**Data listing**
########################################

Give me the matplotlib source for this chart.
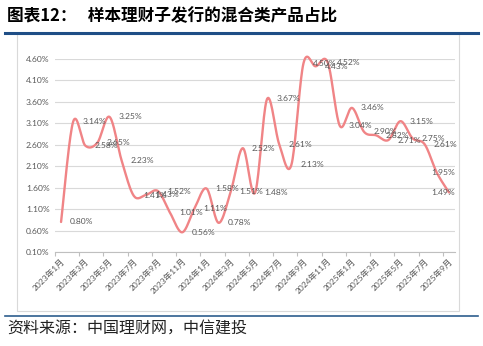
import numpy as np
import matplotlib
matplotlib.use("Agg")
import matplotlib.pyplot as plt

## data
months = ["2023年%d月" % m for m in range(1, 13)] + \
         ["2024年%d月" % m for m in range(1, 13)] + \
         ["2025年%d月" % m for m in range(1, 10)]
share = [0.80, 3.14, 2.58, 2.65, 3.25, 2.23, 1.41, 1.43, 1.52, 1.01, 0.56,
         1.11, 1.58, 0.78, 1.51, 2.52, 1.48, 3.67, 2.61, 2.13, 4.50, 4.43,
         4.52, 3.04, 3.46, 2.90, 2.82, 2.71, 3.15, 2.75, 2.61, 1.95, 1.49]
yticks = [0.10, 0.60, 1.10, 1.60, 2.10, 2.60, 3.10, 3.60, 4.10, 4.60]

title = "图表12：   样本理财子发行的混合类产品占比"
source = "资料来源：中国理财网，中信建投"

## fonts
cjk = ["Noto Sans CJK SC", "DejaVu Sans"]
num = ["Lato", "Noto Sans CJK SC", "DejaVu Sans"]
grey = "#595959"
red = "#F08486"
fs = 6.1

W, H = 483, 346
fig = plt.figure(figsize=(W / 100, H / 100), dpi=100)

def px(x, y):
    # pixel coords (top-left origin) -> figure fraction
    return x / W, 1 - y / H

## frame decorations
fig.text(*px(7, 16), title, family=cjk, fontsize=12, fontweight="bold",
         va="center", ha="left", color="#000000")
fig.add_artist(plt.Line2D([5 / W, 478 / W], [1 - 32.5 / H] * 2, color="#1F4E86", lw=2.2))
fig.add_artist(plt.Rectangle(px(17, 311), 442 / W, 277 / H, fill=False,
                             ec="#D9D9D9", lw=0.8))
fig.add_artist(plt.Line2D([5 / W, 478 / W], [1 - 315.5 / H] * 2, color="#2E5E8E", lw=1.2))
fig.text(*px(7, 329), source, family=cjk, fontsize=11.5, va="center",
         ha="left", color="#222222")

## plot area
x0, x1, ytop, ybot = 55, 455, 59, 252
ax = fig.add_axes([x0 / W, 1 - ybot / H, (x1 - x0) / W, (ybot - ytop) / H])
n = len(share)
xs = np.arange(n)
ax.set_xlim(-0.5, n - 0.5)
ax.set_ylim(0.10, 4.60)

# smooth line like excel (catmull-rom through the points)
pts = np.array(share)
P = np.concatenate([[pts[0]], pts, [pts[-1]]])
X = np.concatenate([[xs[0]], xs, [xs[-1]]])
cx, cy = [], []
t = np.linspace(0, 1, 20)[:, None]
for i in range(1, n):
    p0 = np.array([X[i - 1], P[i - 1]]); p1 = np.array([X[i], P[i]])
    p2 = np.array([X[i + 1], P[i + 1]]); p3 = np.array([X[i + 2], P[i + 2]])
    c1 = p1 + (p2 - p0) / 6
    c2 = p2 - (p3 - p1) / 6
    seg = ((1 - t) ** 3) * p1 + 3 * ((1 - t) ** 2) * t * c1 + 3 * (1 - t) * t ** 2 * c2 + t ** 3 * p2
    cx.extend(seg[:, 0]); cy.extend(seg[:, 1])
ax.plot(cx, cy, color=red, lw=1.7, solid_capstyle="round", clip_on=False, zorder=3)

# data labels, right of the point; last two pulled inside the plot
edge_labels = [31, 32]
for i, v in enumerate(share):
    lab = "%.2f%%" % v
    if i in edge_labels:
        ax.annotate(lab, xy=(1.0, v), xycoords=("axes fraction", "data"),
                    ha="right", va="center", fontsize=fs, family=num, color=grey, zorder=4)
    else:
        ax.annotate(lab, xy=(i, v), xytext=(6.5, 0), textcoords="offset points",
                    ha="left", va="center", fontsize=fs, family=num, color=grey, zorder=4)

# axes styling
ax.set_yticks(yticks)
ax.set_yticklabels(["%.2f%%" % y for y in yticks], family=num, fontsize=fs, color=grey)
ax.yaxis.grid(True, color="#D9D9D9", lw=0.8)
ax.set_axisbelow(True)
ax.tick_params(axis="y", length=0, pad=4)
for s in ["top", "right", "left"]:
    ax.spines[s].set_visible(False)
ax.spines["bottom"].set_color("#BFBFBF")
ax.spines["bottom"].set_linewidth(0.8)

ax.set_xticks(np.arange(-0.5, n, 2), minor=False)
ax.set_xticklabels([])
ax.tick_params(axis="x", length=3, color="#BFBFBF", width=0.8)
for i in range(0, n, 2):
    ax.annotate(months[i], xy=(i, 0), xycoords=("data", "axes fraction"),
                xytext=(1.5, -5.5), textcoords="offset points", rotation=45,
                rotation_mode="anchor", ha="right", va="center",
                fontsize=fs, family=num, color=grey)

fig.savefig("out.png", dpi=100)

########################################

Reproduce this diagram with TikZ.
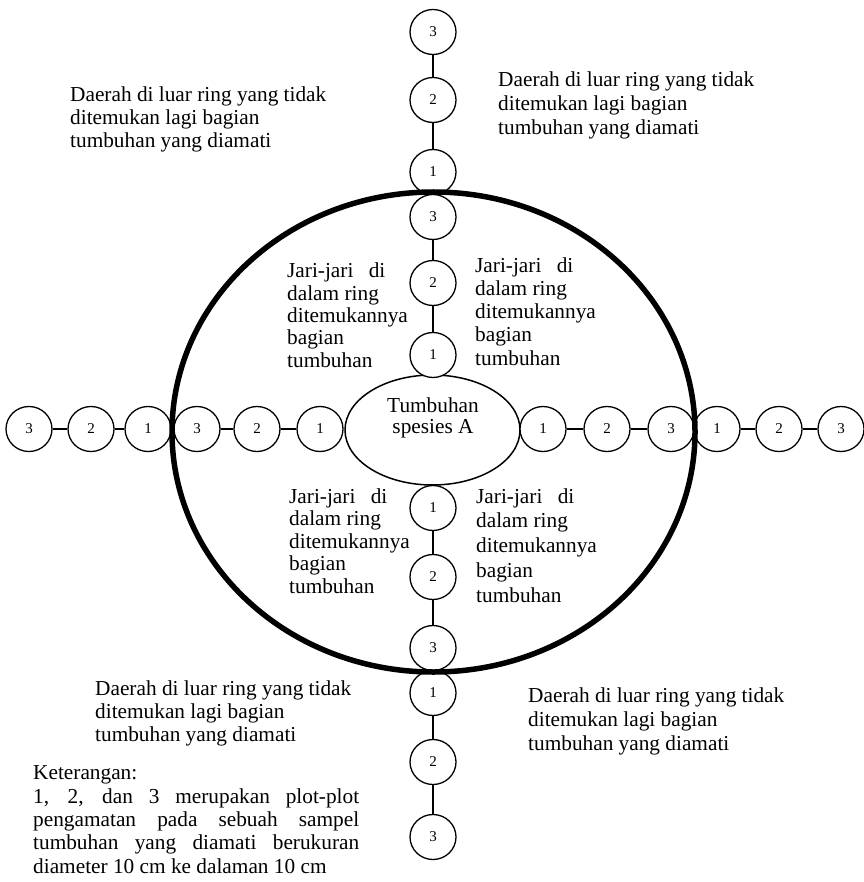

########################################

**Exercise**
Repeat, word for word, the lines of the material above from the one holding "Give me the matplotlib source for this chart." through the one holding "ax.set_ylim(0.10, 4.60)". Leave out pictures.

**Response to this exercise**
Give me the matplotlib source for this chart.
import numpy as np
import matplotlib
matplotlib.use("Agg")
import matplotlib.pyplot as plt

## data
months = ["2023年%d月" % m for m in range(1, 13)] + \
         ["2024年%d月" % m for m in range(1, 13)] + \
         ["2025年%d月" % m for m in range(1, 10)]
share = [0.80, 3.14, 2.58, 2.65, 3.25, 2.23, 1.41, 1.43, 1.52, 1.01, 0.56,
         1.11, 1.58, 0.78, 1.51, 2.52, 1.48, 3.67, 2.61, 2.13, 4.50, 4.43,
         4.52, 3.04, 3.46, 2.90, 2.82, 2.71, 3.15, 2.75, 2.61, 1.95, 1.49]
yticks = [0.10, 0.60, 1.10, 1.60, 2.10, 2.60, 3.10, 3.60, 4.10, 4.60]

title = "图表12：   样本理财子发行的混合类产品占比"
source = "资料来源：中国理财网，中信建投"

## fonts
cjk = ["Noto Sans CJK SC", "DejaVu Sans"]
num = ["Lato", "Noto Sans CJK SC", "DejaVu Sans"]
grey = "#595959"
red = "#F08486"
fs = 6.1

W, H = 483, 346
fig = plt.figure(figsize=(W / 100, H / 100), dpi=100)

def px(x, y):
    # pixel coords (top-left origin) -> figure fraction
    return x / W, 1 - y / H

## frame decorations
fig.text(*px(7, 16), title, family=cjk, fontsize=12, fontweight="bold",
         va="center", ha="left", color="#000000")
fig.add_artist(plt.Line2D([5 / W, 478 / W], [1 - 32.5 / H] * 2, color="#1F4E86", lw=2.2))
fig.add_artist(plt.Rectangle(px(17, 311), 442 / W, 277 / H, fill=False,
                             ec="#D9D9D9", lw=0.8))
fig.add_artist(plt.Line2D([5 / W, 478 / W], [1 - 315.5 / H] * 2, color="#2E5E8E", lw=1.2))
fig.text(*px(7, 329), source, family=cjk, fontsize=11.5, va="center",
         ha="left", color="#222222")

## plot area
x0, x1, ytop, ybot = 55, 455, 59, 252
ax = fig.add_axes([x0 / W, 1 - ybot / H, (x1 - x0) / W, (ybot - ytop) / H])
n = len(share)
xs = np.arange(n)
ax.set_xlim(-0.5, n - 0.5)
ax.set_ylim(0.10, 4.60)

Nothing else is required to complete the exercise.